*PROVIDED DATA:*
------------------------
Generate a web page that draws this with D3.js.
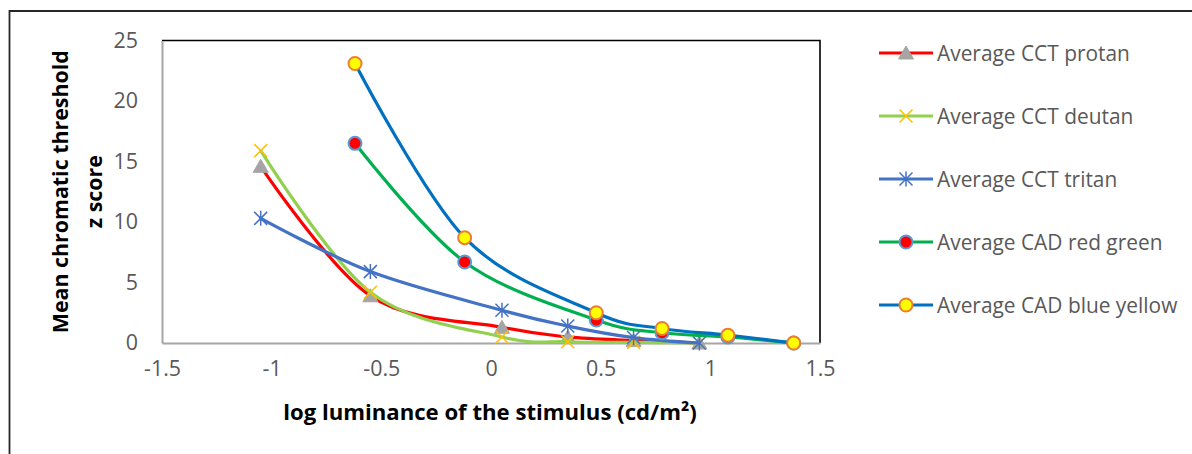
<!DOCTYPE html>
<html><head><meta charset="utf-8">
<script src="https://cdn.jsdelivr.net/npm/d3@7"></script>
<style>
html,body{margin:0;padding:0;background:#fff;}
svg{display:block;font-family:"Open Sans",Lato,sans-serif;}
</style></head>
<body><svg id="c" width="1192" height="454"></svg>
<script>
const cctX = [-1.05, -0.55, 0.05, 0.35, 0.65, 0.95];
const cadX = [-0.62, -0.12, 0.48, 0.78, 1.08, 1.38];
const protan = [14.6, 3.9, 1.3, 0.5, 0.2, 0.0];
const deutan = [15.9, 4.2, 0.5, 0.1, 0.05, 0.0];
const tritan = [10.3, 5.9, 2.7, 1.4, 0.45, 0.0];
const cadRG = [16.5, 6.7, 1.9, 0.85, 0.5, 0.0];
const cadBY = [23.1, 8.7, 2.5, 1.2, 0.65, 0.0];
const seriesNames = ["Average CCT protan","Average CCT deutan","Average CCT tritan","Average CAD red green","Average CAD blue yellow"];
const xTicks = [-1.5,-1,-0.5,0,0.5,1,1.5];
const yTicks = [0,5,10,15,20,25];
const xTitle = "log luminance of the stimulus (cd/m²)";
const yTitle = ["Mean chromatic threshold","z score"];

const series = [
  {name:seriesNames[0], xs:cctX, ys:protan, color:"#FF0000", marker:"triangle", mfill:"#A5A5A5", mstroke:"#A5A5A5"},
  {name:seriesNames[1], xs:cctX, ys:deutan, color:"#92D050", marker:"x", mfill:"none", mstroke:"#FFC000"},
  {name:seriesNames[2], xs:cctX, ys:tritan, color:"#4472C4", marker:"star", mfill:"none", mstroke:"#4472C4"},
  {name:seriesNames[3], xs:cadX, ys:cadRG, color:"#00B050", marker:"circle", mfill:"#FF0000", mstroke:"#5B9BD5"},
  {name:seriesNames[4], xs:cadX, ys:cadBY, color:"#0070C0", marker:"circle", mfill:"#FFFF00", mstroke:"#ED7D31"}
];

const svg = d3.select("#c");
const L=162, R=820, T=40.5, B=343;
const x = d3.scaleLinear().domain([-1.5,1.5]).range([L,R]);
const y = d3.scaleLinear().domain([0,25]).range([B,T]);

// fit a font size so that a sample string has a target width
function fitSize(str, target, weight){
  const t = svg.append("text").style("font-size","20px").style("font-weight",weight||"normal").text(str);
  const w = t.node().getComputedTextLength();
  t.remove();
  return 20*target/w;
}
const tickFS = fitSize("-1.5", 37);
const legFS = fitSize(seriesNames[0], 193);
const xtFS = fitSize(xTitle, 414, "bold");
const ytFS = fitSize(yTitle[0], 283, "bold");

// outer chart border (partial, as in reference)
svg.append("path").attr("d","M9.5,454 L9.5,11 L1192,11").attr("fill","none").attr("stroke","#262626").attr("stroke-width",1.8);

// plot frame: top & right black
svg.append("path").attr("d",`M${L},${T} L${R},${T} L${R},${B}`).attr("fill","none").attr("stroke","#000").attr("stroke-width",1.6);

// axes via d3
const yAxis = d3.axisLeft(y).tickValues(yTicks).tickSize(0).tickPadding(24).tickFormat(d3.format("d"));
const xAxis = d3.axisBottom(x).tickValues(xTicks).tickSize(0).tickPadding(18).tickFormat(d=>String(d));
const gy = svg.append("g").attr("transform",`translate(${L},0)`).call(yAxis);
const gx = svg.append("g").attr("transform",`translate(0,${B})`).call(xAxis);
[gx,gy].forEach(g=>{
  g.select(".domain").attr("stroke","#A6A6A6").attr("stroke-width",2);
  g.selectAll("text").attr("fill","#595959").style("font-size",tickFS+"px").style("font-family","'Open Sans',Lato,sans-serif");
});

const line = d3.line().x(d=>x(d[0])).y(d=>y(d[1])).curve(d3.curveCardinal.tension(0));

function drawMarker(g, type, cx, cy, fill, stroke){
  if(type==="triangle"){
    g.append("path").attr("d",`M${cx},${cy-7} L${cx+7.5},${cy+6} L${cx-7.5},${cy+6} Z`).attr("fill",fill).attr("stroke",stroke).attr("stroke-width",1);
  } else if(type==="x"){
    const s=6.5;
    g.append("path").attr("d",`M${cx-s},${cy-s} L${cx+s},${cy+s} M${cx-s},${cy+s} L${cx+s},${cy-s}`).attr("stroke",stroke).attr("stroke-width",1.5).attr("fill","none");
  } else if(type==="star"){
    const s=6.5;
    g.append("path").attr("d",`M${cx-s},${cy-s} L${cx+s},${cy+s} M${cx-s},${cy+s} L${cx+s},${cy-s} M${cx},${cy-s-1} L${cx},${cy+s+1}`).attr("stroke",stroke).attr("stroke-width",1.5).attr("fill","none");
  } else {
    g.append("circle").attr("cx",cx).attr("cy",cy).attr("r",6.5).attr("fill",fill).attr("stroke",stroke).attr("stroke-width",2);
  }
}

series.forEach(s=>{
  const g = svg.append("g");
  const pts = s.xs.map((v,i)=>[v,s.ys[i]]);
  g.append("path").attr("d",line(pts)).attr("fill","none").attr("stroke",s.color).attr("stroke-width",3.2).attr("stroke-linecap","round");
  pts.forEach(p=>drawMarker(g,s.marker,x(p[0]),y(p[1]),s.mfill,s.mstroke));
});

// legend
const legY = [53,116,179,242,305];
series.forEach((s,i)=>{
  const g = svg.append("g");
  g.append("line").attr("x1",879).attr("x2",933).attr("y1",legY[i]).attr("y2",legY[i]).attr("stroke",s.color).attr("stroke-width",3.2);
  drawMarker(g,s.marker,906,legY[i],s.mfill,s.mstroke);
  g.append("text").attr("x",937).attr("y",legY[i]).attr("dy","0.36em").attr("fill","#595959").style("font-size",legFS+"px").text(s.name);
});

// axis titles
svg.append("text").attr("x",490).attr("y",412).attr("dy","0.35em").attr("text-anchor","middle")
  .style("font-size",xtFS+"px").style("font-weight","bold").attr("fill","#000").text(xTitle);
const yt = svg.append("text").attr("transform",`translate(62,${(T+B)/2}) rotate(-90)`).attr("text-anchor","middle")
  .style("font-size",ytFS+"px").style("font-weight","bold").attr("fill","#000");
yt.append("tspan").attr("x",0).attr("dy","0.3em").text(yTitle[0]);
yt.append("tspan").attr("x",0).attr("dy","1.55em").text(yTitle[1]);
</script></body></html>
------------------------
*TASK:* Repeat the material above word for word and skip every image in it.

*RESPONSE FOR THIS EXERCISE:*
Generate a web page that draws this with D3.js.
<!DOCTYPE html>
<html><head><meta charset="utf-8">
<script src="https://cdn.jsdelivr.net/npm/d3@7"></script>
<style>
html,body{margin:0;padding:0;background:#fff;}
svg{display:block;font-family:"Open Sans",Lato,sans-serif;}
</style></head>
<body><svg id="c" width="1192" height="454"></svg>
<script>
const cctX = [-1.05, -0.55, 0.05, 0.35, 0.65, 0.95];
const cadX = [-0.62, -0.12, 0.48, 0.78, 1.08, 1.38];
const protan = [14.6, 3.9, 1.3, 0.5, 0.2, 0.0];
const deutan = [15.9, 4.2, 0.5, 0.1, 0.05, 0.0];
const tritan = [10.3, 5.9, 2.7, 1.4, 0.45, 0.0];
const cadRG = [16.5, 6.7, 1.9, 0.85, 0.5, 0.0];
const cadBY = [23.1, 8.7, 2.5, 1.2, 0.65, 0.0];
const seriesNames = ["Average CCT protan","Average CCT deutan","Average CCT tritan","Average CAD red green","Average CAD blue yellow"];
const xTicks = [-1.5,-1,-0.5,0,0.5,1,1.5];
const yTicks = [0,5,10,15,20,25];
const xTitle = "log luminance of the stimulus (cd/m²)";
const yTitle = ["Mean chromatic threshold","z score"];

const series = [
  {name:seriesNames[0], xs:cctX, ys:protan, color:"#FF0000", marker:"triangle", mfill:"#A5A5A5", mstroke:"#A5A5A5"},
  {name:seriesNames[1], xs:cctX, ys:deutan, color:"#92D050", marker:"x", mfill:"none", mstroke:"#FFC000"},
  {name:seriesNames[2], xs:cctX, ys:tritan, color:"#4472C4", marker:"star", mfill:"none", mstroke:"#4472C4"},
  {name:seriesNames[3], xs:cadX, ys:cadRG, color:"#00B050", marker:"circle", mfill:"#FF0000", mstroke:"#5B9BD5"},
  {name:seriesNames[4], xs:cadX, ys:cadBY, color:"#0070C0", marker:"circle", mfill:"#FFFF00", mstroke:"#ED7D31"}
];

const svg = d3.select("#c");
const L=162, R=820, T=40.5, B=343;
const x = d3.scaleLinear().domain([-1.5,1.5]).range([L,R]);
const y = d3.scaleLinear().domain([0,25]).range([B,T]);

// fit a font size so that a sample string has a target width
function fitSize(str, target, weight){
  const t = svg.append("text").style("font-size","20px").style("font-weight",weight||"normal").text(str);
  const w = t.node().getComputedTextLength();
  t.remove();
  return 20*target/w;
}
const tickFS = fitSize("-1.5", 37);
const legFS = fitSize(seriesNames[0], 193);
const xtFS = fitSize(xTitle, 414, "bold");
const ytFS = fitSize(yTitle[0], 283, "bold");

// outer chart border (partial, as in reference)
svg.append("path").attr("d","M9.5,454 L9.5,11 L1192,11").attr("fill","none").attr("stroke","#262626").attr("stroke-width",1.8);

// plot frame: top & right black
svg.append("path").attr("d",`M${L},${T} L${R},${T} L${R},${B}`).attr("fill","none").attr("stroke","#000").attr("stroke-width",1.6);

// axes via d3
const yAxis = d3.axisLeft(y).tickValues(yTicks).tickSize(0).tickPadding(24).tickFormat(d3.format("d"));
const xAxis = d3.axisBottom(x).tickValues(xTicks).tickSize(0).tickPadding(18).tickFormat(d=>String(d));
const gy = svg.append("g").attr("transform",`translate(${L},0)`).call(yAxis);
const gx = svg.append("g").attr("transform",`translate(0,${B})`).call(xAxis);
[gx,gy].forEach(g=>{
  g.select(".domain").attr("stroke","#A6A6A6").attr("stroke-width",2);
  g.selectAll("text").attr("fill","#595959").style("font-size",tickFS+"px").style("font-family","'Open Sans',Lato,sans-serif");
});

const line = d3.line().x(d=>x(d[0])).y(d=>y(d[1])).curve(d3.curveCardinal.tension(0));

function drawMarker(g, type, cx, cy, fill, stroke){
  if(type==="triangle"){
    g.append("path").attr("d",`M${cx},${cy-7} L${cx+7.5},${cy+6} L${cx-7.5},${cy+6} Z`).attr("fill",fill).attr("stroke",stroke).attr("stroke-width",1);
  } else if(type==="x"){
    const s=6.5;
    g.append("path").attr("d",`M${cx-s},${cy-s} L${cx+s},${cy+s} M${cx-s},${cy+s} L${cx+s},${cy-s}`).attr("stroke",stroke).attr("stroke-width",1.5).attr("fill","none");
  } else if(type==="star"){
    const s=6.5;
    g.append("path").attr("d",`M${cx-s},${cy-s} L${cx+s},${cy+s} M${cx-s},${cy+s} L${cx+s},${cy-s} M${cx},${cy-s-1} L${cx},${cy+s+1}`).attr("stroke",stroke).attr("stroke-width",1.5).attr("fill","none");
  } else {
    g.append("circle").attr("cx",cx).attr("cy",cy).attr("r",6.5).attr("fill",fill).attr("stroke",stroke).attr("stroke-width",2);
  }
}

series.forEach(s=>{
  const g = svg.append("g");
  const pts = s.xs.map((v,i)=>[v,s.ys[i]]);
  g.append("path").attr("d",line(pts)).attr("fill","none").attr("stroke",s.color).attr("stroke-width",3.2).attr("stroke-linecap","round");
  pts.forEach(p=>drawMarker(g,s.marker,x(p[0]),y(p[1]),s.mfill,s.mstroke));
});

// legend
const legY = [53,116,179,242,305];
series.forEach((s,i)=>{
  const g = svg.append("g");
  g.append("line").attr("x1",879).attr("x2",933).attr("y1",legY[i]).attr("y2",legY[i]).attr("stroke",s.color).attr("stroke-width",3.2);
  drawMarker(g,s.marker,906,legY[i],s.mfill,s.mstroke);
  g.append("text").attr("x",937).attr("y",legY[i]).attr("dy","0.36em").attr("fill","#595959").style("font-size",legFS+"px").text(s.name);
});

// axis titles
svg.append("text").attr("x",490).attr("y",412).attr("dy","0.35em").attr("text-anchor","middle")
  .style("font-size",xtFS+"px").style("font-weight","bold").attr("fill","#000").text(xTitle);
const yt = svg.append("text").attr("transform",`translate(62,${(T+B)/2}) rotate(-90)`).attr("text-anchor","middle")
  .style("font-size",ytFS+"px").style("font-weight","bold").attr("fill","#000");
yt.append("tspan").attr("x",0).attr("dy","0.3em").text(yTitle[0]);
yt.append("tspan").attr("x",0).attr("dy","1.55em").text(yTitle[1]);
</script></body></html>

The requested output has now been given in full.